Okay, so I have to post this for TUO’s birthday.
She and I and someone else (who was a conglomerate of a number of our mutual female friends) were at a museumey-type place. A Victorian museumey-type place. Conveniently, we were both all dolled up in our Steampunk gear, and one of the museum employees asked us if we wanted to participate in a kind of ‘modern-day re-enactment for the benefit of museum patrons’.
I said: “You mean, you want to *pay us* to LARP?”
And the museum patron said, “Beg pardon?”
And TUO said: “Yes. We’d love to.”
So, we did. We played the people who’d have lived in that house, or who’d have been there, and it was wonderful. We showed museum patrons around, we talked about what life was like for us there, and how strangely they were dressed, and how differently they spoke. We were, in all honesty, TOO GOOD for our roles. Too good.
The house was large enough (not unlike the Western Development Museum) to have a couple of shops in it, or rooms that were devoted to single themes. One room had hats in it, and I spent a Great Deal of Time in there, trying on various hats, and convincing myself yet again that Very Few Hats look good on cenobyte. TUO was discussing the particulars of sewery off in the parlour, and our other companion was, I believe, discussing literature upstairs (at this point, it was Rilla playing her).
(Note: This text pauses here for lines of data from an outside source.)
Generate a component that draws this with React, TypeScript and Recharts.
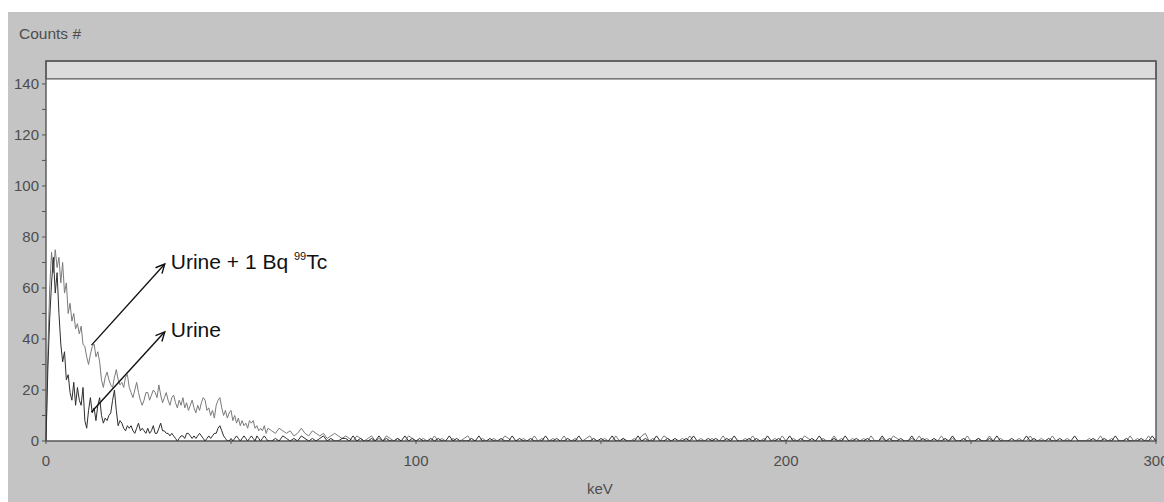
import React from 'react';
import {
  LineChart,
  Line,
  XAxis,
  YAxis,
  CartesianGrid,
  ReferenceArea,
  ReferenceLine
} from 'recharts';

// Counts per channel, 0–60 keV in 0.5 keV channels
const tcHead = [
  0, 35, 60, 74, 66, 75, 68, 72, 62, 70, 58, 62, 50, 54, 47, 50, 44, 46, 42, 45,
  38, 37, 33, 30, 34, 37, 38, 33, 35, 31, 24, 21, 25, 27, 24, 22, 21, 25, 28, 24,
  22, 23, 21, 25, 26, 21, 19, 17, 20, 23, 19, 16, 14, 16, 19, 19, 16, 18, 20, 19,
  17, 22, 18, 15, 17, 19, 16, 14, 17, 18, 15, 13, 16, 14, 17, 13, 15, 12, 14, 16,
  13, 11, 14, 12, 15, 17, 16, 12, 13, 10, 12, 9, 14, 16, 17, 13, 10, 12, 9, 11,
  12, 8, 10, 7, 9, 6, 8, 6, 7, 5, 8, 7, 8, 5, 6, 4, 5, 4, 6, 3,
  5
];

const urineHead = [
  0, 28, 48, 62, 72, 58, 66, 50, 38, 31, 35, 24, 26, 19, 16, 23, 14, 21, 16, 14,
  21, 8, 5, 12, 17, 11, 13, 8, 14, 17, 10, 7, 9, 8, 10, 11, 16, 20, 12, 6,
  8, 7, 5, 4, 6, 5, 6, 4, 3, 5, 7, 4, 5, 4, 3, 5, 3, 4, 6, 3,
  3, 5, 7, 4, 4, 3, 3, 2, 3, 2, 1, 0, 1, 2, 2, 1, 3, 3, 2, 1,
  2, 1, 2, 3, 2, 1, 0, 1, 2, 1, 2, 3, 3, 5, 6, 4, 2, 1, 0, 0,
  1, 0, 1, 2, 1, 0, 1, 2, 1, 0, 1, 2, 1, 0, 2, 1, 0, 1, 2, 1,
  0
];

// Counts per channel, 61–300 keV in 1 keV channels
const tcTail = [
  4, 3, 5, 4, 3, 4, 2, 3, 5, 3, 2, 4, 3, 2, 3, 1, 2, 3, 2, 1,
  2, 1, 0, 2, 1, 0, 1, 2, 0, 1, 0, 2, 1, 0, 1, 0, 0, 2, 1, 0,
  0, 1, 0, 0, 2, 0, 1, 0, 0, 1, 0, 0, 1, 2, 0, 0, 0, 1, 0, 0,
  1, 0, 0, 2, 1, 0, 0, 0, 1, 0, 0, 2, 0, 1, 0, 0, 1, 0, 0, 2,
  0, 0, 1, 0, 0, 1, 2, 0, 0, 0, 1, 0, 0, 2, 0, 1, 0, 0, 1, 0,
  2, 3, 0, 1, 0, 0, 2, 1, 0, 0, 0, 1, 0, 2, 0, 0, 1, 0, 0, 1,
  0, 0, 2, 0, 1, 0, 0, 0, 1, 0, 2, 0, 0, 1, 0, 0, 1, 0, 2, 0,
  0, 1, 0, 0, 2, 1, 0, 0, 0, 1, 0, 0, 2, 0, 1, 0, 0, 1, 0, 0,
  1, 0, 2, 0, 0, 1, 0, 0, 2, 1, 0, 0, 0, 1, 0, 2, 0, 1, 0, 0,
  0, 2, 0, 0, 1, 0, 0, 0, 2, 0, 0, 1, 0, 0, 2, 0, 0, 1, 0, 0,
  0, 0, 1, 0, 0, 2, 0, 0, 1, 0, 0, 2, 0, 0, 0, 1, 0, 0, 0, 0,
  0, 1, 0, 0, 2, 0, 0, 1, 0, 0, 0, 0, 2, 0, 1, 0, 0, 2, 0, 1
];

const urineTail = [
  0, 1, 0, 2, 1, 0, 1, 0, 2, 1, 0, 1, 0, 1, 2, 0, 1, 0, 0, 1,
  1, 0, 2, 0, 1, 0, 0, 1, 0, 2, 0, 1, 0, 0, 1, 0, 2, 0, 1, 0,
  1, 0, 0, 1, 0, 1, 0, 0, 2, 0, 1, 0, 0, 0, 1, 0, 2, 0, 0, 1,
  0, 0, 1, 0, 0, 2, 0, 1, 0, 0, 1, 0, 0, 0, 2, 0, 0, 1, 0, 0,
  1, 0, 0, 2, 0, 0, 0, 1, 0, 1, 0, 0, 2, 0, 0, 1, 0, 0, 0, 2,
  0, 1, 0, 0, 2, 0, 0, 1, 0, 1, 0, 0, 1, 0, 2, 0, 0, 0, 1, 0,
  1, 0, 0, 1, 0, 2, 0, 0, 0, 1, 0, 1, 0, 0, 2, 0, 0, 1, 0, 0,
  2, 0, 0, 1, 0, 0, 1, 0, 2, 0, 0, 0, 1, 0, 0, 2, 0, 0, 1, 0,
  0, 1, 0, 0, 0, 2, 0, 1, 0, 0, 1, 0, 0, 2, 0, 0, 1, 0, 0, 1,
  0, 0, 1, 0, 2, 0, 0, 1, 0, 0, 0, 1, 0, 0, 1, 0, 2, 0, 0, 0,
  1, 0, 0, 0, 2, 0, 1, 0, 0, 0, 1, 0, 0, 1, 0, 0, 0, 2, 0, 0,
  0, 0, 1, 0, 0, 1, 0, 0, 2, 0, 0, 1, 0, 0, 0, 1, 0, 0, 2, 0
];

const HEAD_STEP = 0.5;
const TAIL_START = 61;

const yTicks = [0, 10, 20, 30, 40, 50, 60, 70, 80, 90, 100, 110, 120, 130, 140];
const xTicks = [0, 50, 100, 150, 200, 250, 300];

const annotations = [
  { text: 'Urine + 1 Bq ', iso: '99', elem: 'Tc', from: { x: 12.3, y: 37.6 }, to: { x: 32.1, y: 69.4 } },
  { text: 'Urine', iso: '', elem: '', from: { x: 12.3, y: 11.4 }, to: { x: 32.1, y: 42.8 } }
];

const spectrum = [
  ...tcHead.map((v, i) => ({ keV: i * HEAD_STEP, tc: v, urine: urineHead[i] })),
  ...tcTail.map((v, i) => ({ keV: TAIL_START + i, tc: v, urine: urineTail[i] }))
];

const FONT = '"Liberation Sans", Arial, sans-serif';
const TEXT = '#4d4d4d';

const YTick = ({ x, y, payload }: any) =>
  payload.value % 20 === 0 ? (
    <text x={x} y={y} dy={5} textAnchor="end" fill={TEXT} fontSize={15} fontFamily={FONT}>
      {payload.value}
    </text>
  ) : (
    <g />
  );

const XTick = ({ x, y, payload }: any) =>
  payload.value % 100 === 0 ? (
    <text x={x} y={y} dy={11} textAnchor="middle" fill={TEXT} fontSize={15} fontFamily={FONT}>
      {payload.value}
    </text>
  ) : (
    <g />
  );

// line with an open arrowhead and the note written past its tip
const Arrow = ({ x1, y1, x2, y2, note }: any) => {
  const ang = Math.atan2(y2 - y1, x2 - x1);
  const len = 10;
  const spread = 0.45;
  const hx1 = x2 - len * Math.cos(ang - spread);
  const hy1 = y2 - len * Math.sin(ang - spread);
  const hx2 = x2 - len * Math.cos(ang + spread);
  const hy2 = y2 - len * Math.sin(ang + spread);
  return (
    <g>
      <line x1={x1} y1={y1} x2={x2} y2={y2} stroke="#111" strokeWidth={1.4} />
      <polyline points={`${hx1},${hy1} ${x2},${y2} ${hx2},${hy2}`} fill="none" stroke="#111" strokeWidth={1.4} />
      <text x={x2 + 6} y={y2 + 5} fill="#111" fontSize={21} fontFamily={FONT}>
        {note.text}
        {note.iso && (
          <tspan fontSize={11} dy={-9}>{note.iso}</tspan>
        )}
        {note.elem && <tspan fontSize={21} dy={9}>{note.elem}</tspan>}
      </text>
    </g>
  );
};

export default function App() {
  return (
    <div
      style={{
        position: 'fixed',
        left: 8,
        top: 12,
        width: 1156,
        height: 490,
        background: '#c4c4c4',
        fontFamily: FONT
      }}
    >
      <div style={{ position: 'absolute', left: 11, top: 13, fontSize: 15.5, color: TEXT }}>Counts #</div>
      <div style={{ position: 'absolute', left: 579, top: 468, fontSize: 15, color: TEXT }}>keV</div>
      <LineChart
        width={1156}
        height={490}
        data={spectrum}
        margin={{ top: 49, right: 8, left: 0, bottom: 31 }}
      >
        <CartesianGrid fill="#ffffff" horizontal={false} vertical={false} />
        <XAxis
          dataKey="keV"
          type="number"
          domain={[0, 300]}
          ticks={xTicks}
          axisLine={false}
          tickLine={{ stroke: '#555' }}
          tickSize={3}
          tickMargin={11}
          height={30}
          tick={<XTick />}
          interval={0}
        />
        <YAxis
          type="number"
          domain={[0, 149]}
          ticks={yTicks}
          allowDataOverflow
          axisLine={false}
          tickLine={{ stroke: '#555' }}
          tickSize={4}
          tickMargin={3}
          width={38}
          tick={<YTick />}
          interval={0}
        />
        <ReferenceArea x1={0} x2={300} y1={142} y2={149} fill="#dcdcdc" fillOpacity={1} stroke="#555" strokeWidth={1.2} />
        <Line type="linear" dataKey="tc" stroke="#7a7a7a" strokeWidth={1} dot={false} isAnimationActive={false} />
        <Line type="linear" dataKey="urine" stroke="#2e2e2e" strokeWidth={1} dot={false} isAnimationActive={false} />
        <ReferenceArea x1={0} x2={300} y1={0} y2={149} fill="none" stroke="#555" strokeWidth={1.4} />
        {annotations.map((a) => (
          <ReferenceLine
            key={a.text}
            segment={[a.from, a.to]}
            shape={(p: any) => <Arrow {...p} note={a} />}
          />
        ))}
      </LineChart>
    </div>
  );
}
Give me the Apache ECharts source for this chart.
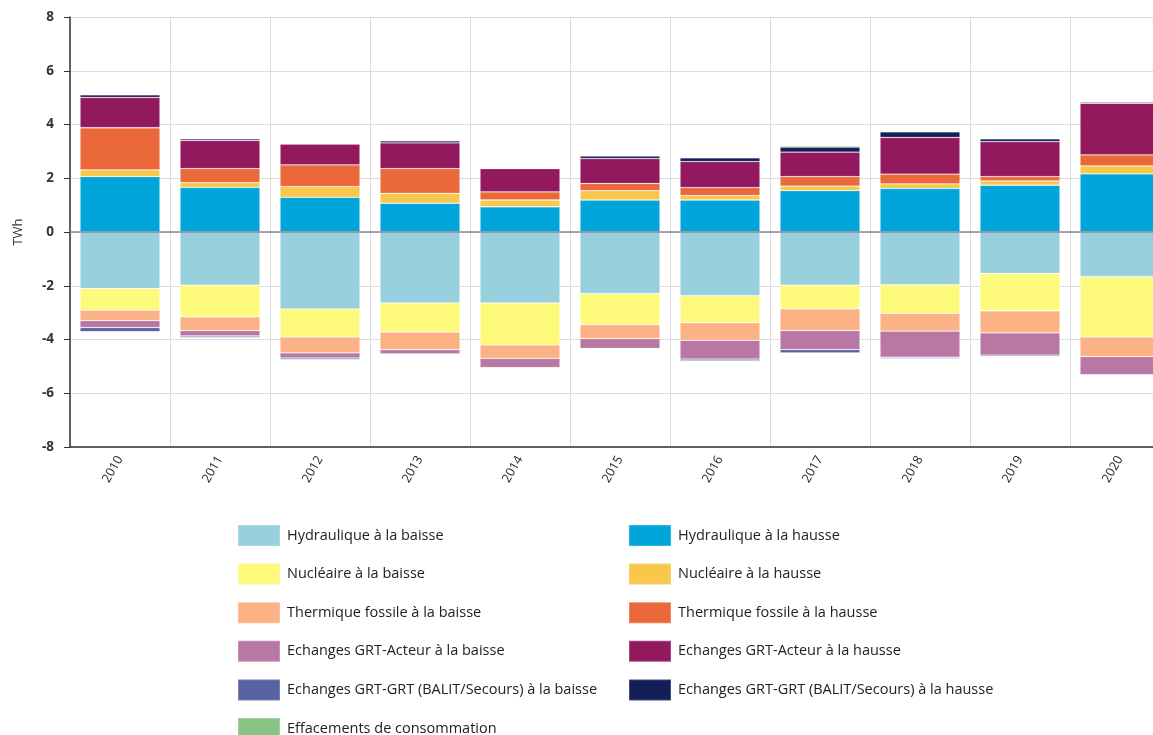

A gentleman appeared in the room behind me. He also was dressed in period clothing, and had an Odd sense about him. He did not speak, but he approached me with Many Questions about him. I said to him, “I beg your pardon, sir. I did not hear you come in.”
He nodded, but did not remove his hat. Instead, he glanced out the window. “Are you familiar with this neighbourhood?” I asked him, hoping to engage him in some civilised conversation. He did not respond, but held out his hand, inviting me to share the view with him. I was nervous, and remained in the middle of the room. I could hear TUO in the next room.
In a flurry of activity and a flash of passion, the man was upon me, and in his hand, he wielded a straight razor. I held my hands out before me, and before I could so much as utter a sound, a searing pain coursed through my hands and up my wrists. The man rasped laughter and ducked out of the room, up the hall, and, presumably, out the door.
I cried out, and stumbled into the hall, covered in blood. I stumbled and fell to the floor. TUO was at my side in an instant, and Rilla-not-Rilla was there a few moments later. They asked what had happened, and I related, as best I could, in shock at the pain radiating up my arms, I explained the man had cut my hands. TUO, in a singular moment of clear-thinking, produced the needle and thread she’d been showing another patron in the other room, and suggested we could stitch up the wounds.
[seriously, I woke myself up laughing, so please trust me that it gets awesome at this point]
“That’s a great idea, TUO,” I said, “but it won’t work.”
“Why not?” she asked, Quite Worried by this point.
I held my mangled hands out between us, blood dripping on the floor. “Because I have no thumbs.” My thumbs had been hacked off.
All three of us began laughing uncontrollably at that moment, and, as I mentioned above, I actually *woke myself up* because I was laughing so hard. The bed was shaking. His Nibs woke up in a Panic. In a very sleepy Concerned Voice, he asked me what was wrong, and I had to answer, between bursts of laughter, “I’m laughing! I’ll tell you about it in the morning!”
I had trouble getting back to sleep because I was laughing so hard.
So, TUO, Happy Birthday. I’d send a card, but I have no thumbs. Damnit, that’s STILL stupidly funny.
i make squee noises when you tell me stuff.